• Objective
Leaving out every picture, retype the lines below from the top through the one that contains "19.40, 19.56, 19.07]".
Start of Stored data
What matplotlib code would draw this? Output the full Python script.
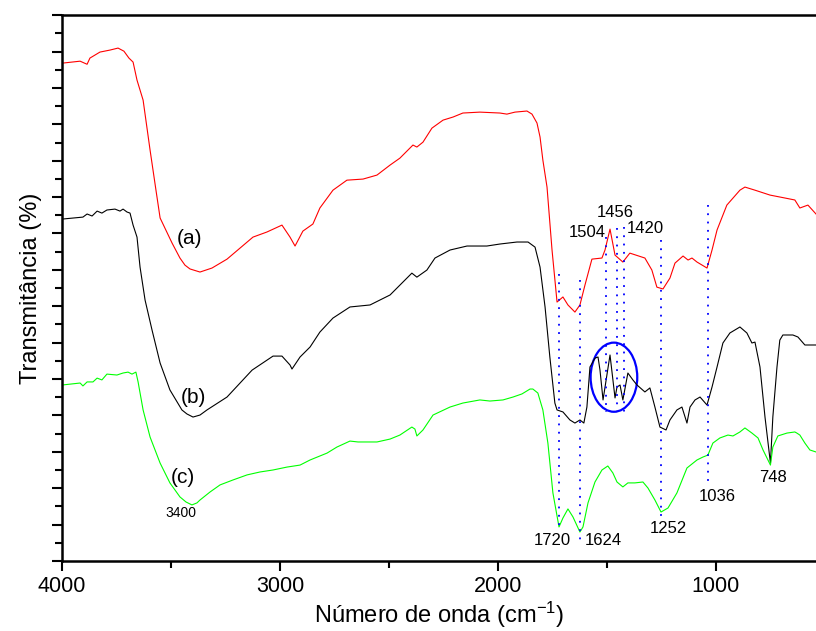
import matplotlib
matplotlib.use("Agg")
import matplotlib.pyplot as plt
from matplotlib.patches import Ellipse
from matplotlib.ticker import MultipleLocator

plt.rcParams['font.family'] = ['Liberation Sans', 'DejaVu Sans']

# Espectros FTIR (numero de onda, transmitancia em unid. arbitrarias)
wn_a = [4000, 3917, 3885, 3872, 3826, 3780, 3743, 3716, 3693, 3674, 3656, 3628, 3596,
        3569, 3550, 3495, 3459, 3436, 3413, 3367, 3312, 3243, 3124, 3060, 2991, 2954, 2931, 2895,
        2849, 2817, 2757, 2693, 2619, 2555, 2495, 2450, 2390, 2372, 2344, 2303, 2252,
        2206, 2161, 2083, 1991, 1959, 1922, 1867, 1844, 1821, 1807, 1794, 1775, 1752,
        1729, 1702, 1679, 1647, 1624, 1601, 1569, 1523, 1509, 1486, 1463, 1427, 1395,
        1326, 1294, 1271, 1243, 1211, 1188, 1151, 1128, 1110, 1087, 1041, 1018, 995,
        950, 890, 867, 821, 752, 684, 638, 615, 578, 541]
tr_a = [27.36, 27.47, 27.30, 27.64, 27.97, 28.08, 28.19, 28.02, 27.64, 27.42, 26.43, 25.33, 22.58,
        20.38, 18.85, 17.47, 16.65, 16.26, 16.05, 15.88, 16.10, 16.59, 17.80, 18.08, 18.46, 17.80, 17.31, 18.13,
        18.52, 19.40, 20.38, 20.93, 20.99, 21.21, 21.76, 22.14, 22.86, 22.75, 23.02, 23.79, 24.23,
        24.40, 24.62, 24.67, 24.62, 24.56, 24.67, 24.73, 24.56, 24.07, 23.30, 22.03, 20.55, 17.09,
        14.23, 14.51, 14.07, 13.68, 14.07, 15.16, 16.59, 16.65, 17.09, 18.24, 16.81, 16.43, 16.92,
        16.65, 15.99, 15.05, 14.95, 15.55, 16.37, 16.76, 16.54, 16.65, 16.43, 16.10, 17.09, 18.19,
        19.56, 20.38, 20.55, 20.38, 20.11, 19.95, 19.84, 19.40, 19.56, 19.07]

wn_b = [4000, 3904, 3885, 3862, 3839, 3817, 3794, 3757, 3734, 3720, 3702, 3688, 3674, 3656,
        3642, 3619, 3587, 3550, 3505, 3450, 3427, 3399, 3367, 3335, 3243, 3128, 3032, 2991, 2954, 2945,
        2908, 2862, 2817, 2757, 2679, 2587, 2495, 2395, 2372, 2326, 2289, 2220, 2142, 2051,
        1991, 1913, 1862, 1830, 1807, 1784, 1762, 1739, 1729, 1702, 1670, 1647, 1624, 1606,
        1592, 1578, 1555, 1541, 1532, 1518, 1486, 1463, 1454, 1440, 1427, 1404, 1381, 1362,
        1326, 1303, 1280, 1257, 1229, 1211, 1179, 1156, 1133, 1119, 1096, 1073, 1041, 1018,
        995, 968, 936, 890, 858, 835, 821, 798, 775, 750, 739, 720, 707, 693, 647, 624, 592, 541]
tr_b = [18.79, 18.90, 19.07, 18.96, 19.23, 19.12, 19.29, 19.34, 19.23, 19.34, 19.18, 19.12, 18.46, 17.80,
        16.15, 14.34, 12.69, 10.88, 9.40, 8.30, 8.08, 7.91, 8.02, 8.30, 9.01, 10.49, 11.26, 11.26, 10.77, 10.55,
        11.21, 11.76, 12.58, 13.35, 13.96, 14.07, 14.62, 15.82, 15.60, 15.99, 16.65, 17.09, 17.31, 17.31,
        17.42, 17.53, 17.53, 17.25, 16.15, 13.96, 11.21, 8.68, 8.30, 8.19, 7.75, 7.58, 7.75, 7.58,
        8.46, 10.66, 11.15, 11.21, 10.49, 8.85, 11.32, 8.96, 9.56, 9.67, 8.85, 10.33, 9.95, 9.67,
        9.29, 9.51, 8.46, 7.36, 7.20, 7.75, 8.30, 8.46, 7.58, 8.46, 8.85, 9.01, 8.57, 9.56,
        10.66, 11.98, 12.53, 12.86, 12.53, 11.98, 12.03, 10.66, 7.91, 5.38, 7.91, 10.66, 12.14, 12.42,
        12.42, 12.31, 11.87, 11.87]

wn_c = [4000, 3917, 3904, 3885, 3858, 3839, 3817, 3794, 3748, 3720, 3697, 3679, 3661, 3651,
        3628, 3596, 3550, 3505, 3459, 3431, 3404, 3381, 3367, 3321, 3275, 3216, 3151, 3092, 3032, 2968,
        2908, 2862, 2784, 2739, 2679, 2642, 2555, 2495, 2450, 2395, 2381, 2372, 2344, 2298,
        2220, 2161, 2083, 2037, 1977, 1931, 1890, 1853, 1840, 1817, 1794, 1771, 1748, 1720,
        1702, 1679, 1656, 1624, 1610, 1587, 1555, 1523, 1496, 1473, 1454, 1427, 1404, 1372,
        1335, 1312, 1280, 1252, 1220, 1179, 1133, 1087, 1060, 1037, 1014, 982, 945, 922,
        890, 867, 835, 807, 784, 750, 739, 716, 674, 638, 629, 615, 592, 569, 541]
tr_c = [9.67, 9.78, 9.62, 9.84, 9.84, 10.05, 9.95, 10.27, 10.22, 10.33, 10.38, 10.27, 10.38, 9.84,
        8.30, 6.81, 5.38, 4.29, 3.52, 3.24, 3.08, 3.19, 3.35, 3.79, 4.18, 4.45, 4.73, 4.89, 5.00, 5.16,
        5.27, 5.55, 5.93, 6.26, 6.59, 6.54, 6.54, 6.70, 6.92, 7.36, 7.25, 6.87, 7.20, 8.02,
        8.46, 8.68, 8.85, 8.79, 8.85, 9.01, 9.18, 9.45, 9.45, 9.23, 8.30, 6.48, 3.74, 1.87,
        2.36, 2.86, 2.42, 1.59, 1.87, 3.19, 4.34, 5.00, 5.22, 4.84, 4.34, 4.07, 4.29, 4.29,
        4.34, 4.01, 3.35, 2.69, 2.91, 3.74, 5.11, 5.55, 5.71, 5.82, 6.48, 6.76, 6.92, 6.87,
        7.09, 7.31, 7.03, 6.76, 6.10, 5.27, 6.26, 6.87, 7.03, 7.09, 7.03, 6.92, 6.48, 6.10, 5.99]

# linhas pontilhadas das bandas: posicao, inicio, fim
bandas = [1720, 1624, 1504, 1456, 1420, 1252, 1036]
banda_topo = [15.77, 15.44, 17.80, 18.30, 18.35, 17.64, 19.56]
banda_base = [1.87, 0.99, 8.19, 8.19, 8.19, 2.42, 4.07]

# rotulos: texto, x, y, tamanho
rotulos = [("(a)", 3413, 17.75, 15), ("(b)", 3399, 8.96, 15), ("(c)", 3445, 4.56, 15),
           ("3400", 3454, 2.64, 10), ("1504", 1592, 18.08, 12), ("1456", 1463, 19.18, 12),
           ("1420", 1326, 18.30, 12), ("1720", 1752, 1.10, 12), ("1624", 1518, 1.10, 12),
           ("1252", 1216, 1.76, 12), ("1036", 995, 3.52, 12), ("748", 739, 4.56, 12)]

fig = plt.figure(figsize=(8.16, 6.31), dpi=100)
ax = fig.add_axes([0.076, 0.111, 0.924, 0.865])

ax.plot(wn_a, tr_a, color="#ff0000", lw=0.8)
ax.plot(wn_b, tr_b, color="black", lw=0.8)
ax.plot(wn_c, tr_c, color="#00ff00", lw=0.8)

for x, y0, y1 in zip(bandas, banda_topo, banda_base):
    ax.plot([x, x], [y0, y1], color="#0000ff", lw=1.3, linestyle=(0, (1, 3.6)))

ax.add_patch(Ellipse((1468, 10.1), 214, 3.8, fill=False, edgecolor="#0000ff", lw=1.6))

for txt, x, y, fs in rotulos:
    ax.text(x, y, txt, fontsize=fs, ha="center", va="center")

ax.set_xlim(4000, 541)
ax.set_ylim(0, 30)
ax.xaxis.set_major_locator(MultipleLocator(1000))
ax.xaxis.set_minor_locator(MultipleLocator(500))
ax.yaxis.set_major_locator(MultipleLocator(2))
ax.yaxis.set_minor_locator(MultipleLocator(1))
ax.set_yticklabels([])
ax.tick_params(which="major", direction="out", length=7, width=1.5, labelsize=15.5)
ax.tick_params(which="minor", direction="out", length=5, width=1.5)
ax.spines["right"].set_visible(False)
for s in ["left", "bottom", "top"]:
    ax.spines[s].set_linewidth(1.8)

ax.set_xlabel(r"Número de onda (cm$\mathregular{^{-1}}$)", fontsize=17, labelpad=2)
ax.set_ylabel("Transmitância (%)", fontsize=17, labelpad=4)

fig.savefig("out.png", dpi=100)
End of Stored data
• Result for this task
What matplotlib code would draw this? Output the full Python script.
import matplotlib
matplotlib.use("Agg")
import matplotlib.pyplot as plt
from matplotlib.patches import Ellipse
from matplotlib.ticker import MultipleLocator

plt.rcParams['font.family'] = ['Liberation Sans', 'DejaVu Sans']

# Espectros FTIR (numero de onda, transmitancia em unid. arbitrarias)
wn_a = [4000, 3917, 3885, 3872, 3826, 3780, 3743, 3716, 3693, 3674, 3656, 3628, 3596,
        3569, 3550, 3495, 3459, 3436, 3413, 3367, 3312, 3243, 3124, 3060, 2991, 2954, 2931, 2895,
        2849, 2817, 2757, 2693, 2619, 2555, 2495, 2450, 2390, 2372, 2344, 2303, 2252,
        2206, 2161, 2083, 1991, 1959, 1922, 1867, 1844, 1821, 1807, 1794, 1775, 1752,
        1729, 1702, 1679, 1647, 1624, 1601, 1569, 1523, 1509, 1486, 1463, 1427, 1395,
        1326, 1294, 1271, 1243, 1211, 1188, 1151, 1128, 1110, 1087, 1041, 1018, 995,
        950, 890, 867, 821, 752, 684, 638, 615, 578, 541]
tr_a = [27.36, 27.47, 27.30, 27.64, 27.97, 28.08, 28.19, 28.02, 27.64, 27.42, 26.43, 25.33, 22.58,
        20.38, 18.85, 17.47, 16.65, 16.26, 16.05, 15.88, 16.10, 16.59, 17.80, 18.08, 18.46, 17.80, 17.31, 18.13,
        18.52, 19.40, 20.38, 20.93, 20.99, 21.21, 21.76, 22.14, 22.86, 22.75, 23.02, 23.79, 24.23,
        24.40, 24.62, 24.67, 24.62, 24.56, 24.67, 24.73, 24.56, 24.07, 23.30, 22.03, 20.55, 17.09,
        14.23, 14.51, 14.07, 13.68, 14.07, 15.16, 16.59, 16.65, 17.09, 18.24, 16.81, 16.43, 16.92,
        16.65, 15.99, 15.05, 14.95, 15.55, 16.37, 16.76, 16.54, 16.65, 16.43, 16.10, 17.09, 18.19,
        19.56, 20.38, 20.55, 20.38, 20.11, 19.95, 19.84, 19.40, 19.56, 19.07]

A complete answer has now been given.